A city court on Tuesday dismissed a plea of activist Medha Patkar to examine a new witness in her 2000 defamation case against Delhi Lieutenant Governor Vinai Kumar Saxena and said the judicial process couldn’t be “held hostage to such tactics”. The Narmada Bachao Andolan leader filed the case against Saxena when he headed an NGO in Gujarat for allegedly publishing a defamatory advertisement. Judicial magistrate Raghav Sharma noted that present case was pending for 24 years and the complainant had already examined all the witnesses listed at the time of filing of the complaint. “The judicial process cannot be held hostage to such tactics, especially in a case that has already been pending for over two decades,” the judge said. Patkar, he observed, previously filed a plea to summon additional witnesses, yet she did not mention the present witness in that application.
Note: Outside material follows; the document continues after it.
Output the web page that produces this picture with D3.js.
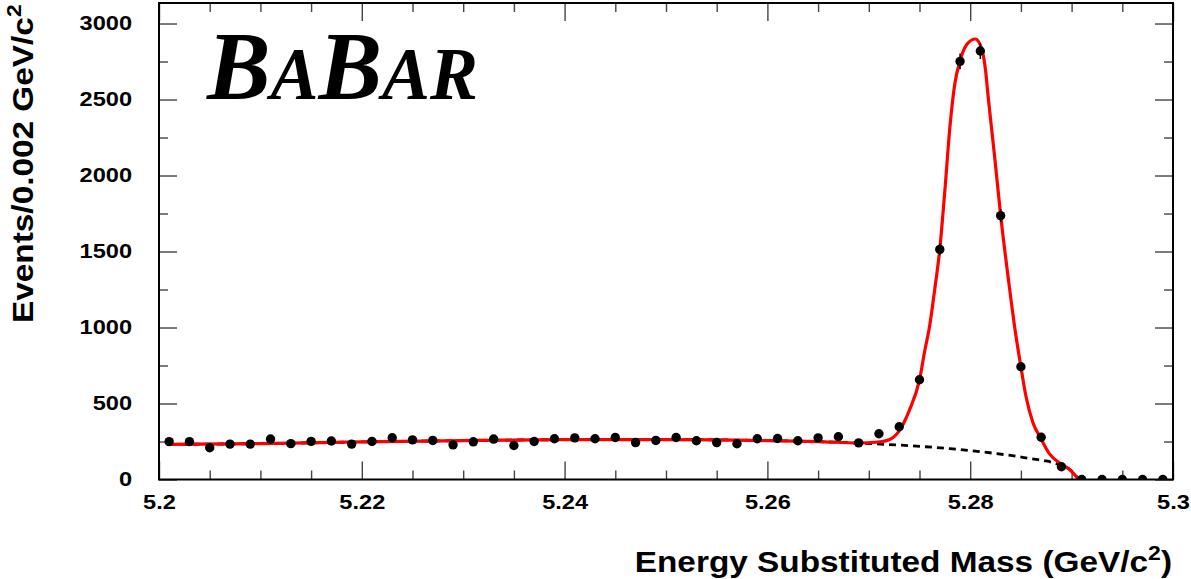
<!DOCTYPE html>
<html>
<head>
<meta charset="utf-8">
<script src="https://cdn.jsdelivr.net/npm/d3@7"></script>
<style>
  html, body { margin: 0; padding: 0; background: #fff; }
  svg { display: block; }
  text { font-family: "Liberation Sans", Arial, Helvetica, sans-serif; font-weight: bold; fill: #000; }
</style>
</head>
<body>
<svg id="chart" width="1191" height="579"></svg>
<script>
// mES histogram: bin centres (GeV/c^2) and events per 2 MeV bin
const binCentres = [
  5.201, 5.203, 5.205, 5.207, 5.209, 5.211, 5.213, 5.215, 5.217, 5.219,
  5.221, 5.223, 5.225, 5.227, 5.229, 5.231, 5.233, 5.235, 5.237, 5.239,
  5.241, 5.243, 5.245, 5.247, 5.249, 5.251, 5.253, 5.255, 5.257, 5.259,
  5.261, 5.263, 5.265, 5.267, 5.269, 5.271, 5.273, 5.275, 5.277, 5.279,
  5.281, 5.283, 5.285, 5.287, 5.289, 5.291, 5.293, 5.295, 5.297, 5.299
];
const binCounts = [
  249, 249, 209, 233, 233, 266, 236, 251, 253, 233,
  251, 275, 261, 257, 228, 248, 266, 224, 250, 268,
  274, 268, 276, 243, 257, 276, 255, 243, 235, 268,
  270, 255, 274, 281, 241, 301, 347, 656, 1514, 2751,
  2819, 1736, 742, 278, 84, 0, 0, 0, 0, 0
];

// Total fit, signal peak plus combinatorial background (starts at the first bin centre)
const fitMass = [
  5.201, 5.210, 5.220, 5.230, 5.240, 5.250, 5.255, 5.260, 5.265, 5.269,
  5.2707, 5.2720, 5.2730, 5.2740, 5.2750, 5.2755, 5.2760, 5.2765, 5.2770, 5.2775,
  5.2780, 5.2785, 5.2790, 5.2797, 5.2805, 5.2811, 5.2815, 5.2818, 5.2824, 5.2830,
  5.2838, 5.2845, 5.2850, 5.2855, 5.2862, 5.2869, 5.2878, 5.2890, 5.2898, 5.2907
];
const fitEvents = [
  231, 236, 247, 256, 262, 263, 261, 256, 249, 240,
  245, 262, 320, 455, 655, 840, 1010, 1250, 1515, 1900,
  2320, 2610, 2755, 2865, 2898, 2840, 2700, 2500, 2130, 1740,
  1300, 950, 742, 548, 372, 278, 170, 100, 66, 0
];

// Background-only component (ARGUS shape, vanishing at the kinematic endpoint)
const bkgMass = [
  5.201, 5.210, 5.220, 5.230, 5.240, 5.250, 5.255, 5.260, 5.265, 5.269,
  5.272, 5.275, 5.278, 5.281, 5.284, 5.286, 5.2875, 5.289, 5.290, 5.2907
];
const bkgEvents = [
  231, 236, 247, 256, 262, 263, 261, 256, 249, 240,
  230, 218, 203, 183, 158, 137, 122, 92, 56, 0
];

// Axis ticks
const xMajorTicks = [5.2, 5.22, 5.24, 5.26, 5.28, 5.3];
const xMinorTicks = [5.205, 5.21, 5.215, 5.225, 5.23, 5.235, 5.245, 5.25, 5.255,
                     5.265, 5.27, 5.275, 5.285, 5.29, 5.295];
const yMajorTicks = [0, 500, 1000, 1500, 2000, 2500, 3000];
const yMinorTicks = [250, 750, 1250, 1750, 2250, 2750];

const svg = d3.select("#chart");
const frame = { left: 159, right: 1173, top: 3, bottom: 479.5 };

const x = d3.scaleLinear().domain([5.2, 5.3]).range([frame.left, frame.right]);
const y = d3.scaleLinear().domain([0, 3135]).range([frame.bottom, frame.top]);

const TICK_COLOR = "#444";
const LABEL_STRETCH = 1.18;

function styleAxis(g) {
  g.select(".domain").remove();
  g.selectAll(".tick line").attr("stroke", TICK_COLOR).attr("stroke-width", 1.4);
  g.selectAll(".tick text")
    .attr("fill", "#000")
    .style("font-size", "20px")
    .style("font-family", '"Liberation Sans", Arial, sans-serif')
    .style("font-weight", "bold")
    .each(function () {
      const w = this.getComputedTextLength();
      if (w > 0) d3.select(this).attr("textLength", w * LABEL_STRETCH).attr("lengthAdjust", "spacingAndGlyphs");
    });
}

// Bottom axis (labelled) with inward ticks
svg.append("g").attr("transform", `translate(0,${frame.bottom})`)
  .call(d3.axisBottom(x).tickValues(xMajorTicks).tickSize(-18).tickPadding(15).tickFormat(d3.format("")))
  .call(styleAxis);
svg.append("g").attr("transform", `translate(0,${frame.bottom})`)
  .call(d3.axisBottom(x).tickValues(xMinorTicks).tickSize(-9).tickFormat(""))
  .call(styleAxis);

// Top axis mirrors the ticks
svg.append("g").attr("transform", `translate(0,${frame.top})`)
  .call(d3.axisTop(x).tickValues(xMajorTicks).tickSize(-18).tickFormat(""))
  .call(styleAxis);
svg.append("g").attr("transform", `translate(0,${frame.top})`)
  .call(d3.axisTop(x).tickValues(xMinorTicks).tickSize(-9).tickFormat(""))
  .call(styleAxis);

// Left axis (labelled)
svg.append("g").attr("transform", `translate(${frame.left},0)`)
  .call(d3.axisLeft(y).tickValues(yMajorTicks).tickSize(-18).tickPadding(27).tickFormat(d3.format("d")))
  .call(styleAxis);
svg.append("g").attr("transform", `translate(${frame.left},0)`)
  .call(d3.axisLeft(y).tickValues(yMinorTicks).tickSize(-9).tickFormat(""))
  .call(styleAxis);

// Right axis mirrors the ticks
svg.append("g").attr("transform", `translate(${frame.right},0)`)
  .call(d3.axisRight(y).tickValues(yMajorTicks).tickSize(-18).tickFormat(""))
  .call(styleAxis);
svg.append("g").attr("transform", `translate(${frame.right},0)`)
  .call(d3.axisRight(y).tickValues(yMinorTicks).tickSize(-9).tickFormat(""))
  .call(styleAxis);

// Clip everything drawn inside the frame
svg.append("defs").append("clipPath").attr("id", "plot-clip")
  .append("rect")
  .attr("x", frame.left).attr("y", frame.top)
  .attr("width", frame.right - frame.left).attr("height", frame.bottom - frame.top);

const plot = svg.append("g").attr("clip-path", "url(#plot-clip)");

// Background component (dashed)
const bkgLine = d3.line().x((d, i) => x(bkgMass[i])).y(d => y(d)).curve(d3.curveMonotoneX);
plot.append("path")
  .attr("d", bkgLine(bkgEvents))
  .attr("fill", "none")
  .attr("stroke", "#000")
  .attr("stroke-width", 2.8)
  .attr("stroke-dasharray", "7,5");

// Total fit (red)
const fitLine = d3.line().x((d, i) => x(fitMass[i])).y(d => y(d)).curve(d3.curveMonotoneX);
plot.append("path")
  .attr("d", fitLine(fitEvents))
  .attr("fill", "none")
  .attr("stroke", "#ff0000")
  .attr("stroke-width", 3.2)
  .attr("stroke-linejoin", "round");

// Data: Poisson error bars and markers
const points = binCentres.map((m, i) => ({ m, n: binCounts[i] }));
plot.selectAll("line.err").data(points.filter(p => p.n > 0)).join("line")
  .attr("class", "err")
  .attr("x1", d => x(d.m)).attr("x2", d => x(d.m))
  .attr("y1", d => y(d.n - Math.sqrt(d.n))).attr("y2", d => y(d.n + Math.sqrt(d.n)))
  .attr("stroke", "#000").attr("stroke-width", 1.5);
plot.selectAll("circle.pt").data(points).join("circle")
  .attr("class", "pt")
  .attr("cx", d => x(d.m)).attr("cy", d => y(d.n))
  .attr("r", 4.7)
  .attr("fill", "#000");

// Frame
svg.append("rect")
  .attr("x", frame.left).attr("y", frame.top)
  .attr("width", frame.right - frame.left).attr("height", frame.bottom - frame.top)
  .attr("fill", "none").attr("stroke", "#000").attr("stroke-width", 2);

// Axis titles
const TITLE_STRETCH = 1.15;
const xTitle = svg.append("text")
  .attr("transform", `translate(1172,572) scale(${TITLE_STRETCH},1)`)
  .attr("text-anchor", "end")
  .style("font-size", "29px");
xTitle.append("tspan").text("Energy Substituted Mass (GeV/c");
xTitle.append("tspan").attr("dy", -12).style("font-size", "20px").text("2");
xTitle.append("tspan").attr("dy", 12).text(")");

const yTitle = svg.append("text")
  .attr("transform", `translate(33,323) rotate(-90) scale(${TITLE_STRETCH},1)`)
  .attr("text-anchor", "start")
  .style("font-size", "29px");
yTitle.append("tspan").text("Events/0.002 GeV/c");
yTitle.append("tspan").attr("dy", -12).style("font-size", "20px").text("2");

// Experiment logo
const logo = svg.append("text")
  .attr("x", 207).attr("y", 99)
  .attr("textLength", 271).attr("lengthAdjust", "spacingAndGlyphs")
  .style("font-family", '"Liberation Serif", "Times New Roman", serif')
  .style("font-style", "italic")
  .style("font-weight", "bold");
logo.append("tspan").style("font-size", "98px").text("B");
logo.append("tspan").style("font-size", "74px").text("A");
logo.append("tspan").style("font-size", "98px").text("B");
logo.append("tspan").style("font-size", "74px").text("A");
logo.append("tspan").style("font-size", "74px").text("R");
</script>
</body>
</html>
“If this witness was truly material to her case, she would have either included them in the original list of witnesses or, at the very least, mentioned them in the earlier application for additional witness. The fact that this witness has surfaced only now, after all of the complainant’s witnesses have been examined, raises serious doubts about the genuineness of this request,” the judge said. The court said neither the complainant nor any of her witnesses referred to the witness sought to be summoned at any stage of the trial. “If this witness was genuinely relevant, his/her name or role in the case would have been mentioned at some point during the last 24 years of proceedings. The complete absence of any reference to this witness further suggests that it is an afterthought, possibly introduced to bolster the complainant’s case artificially,” the judge said.
Patkar, said the court, further did not provide any explanation as to when, how, or under what circumstances she learnt about the witness.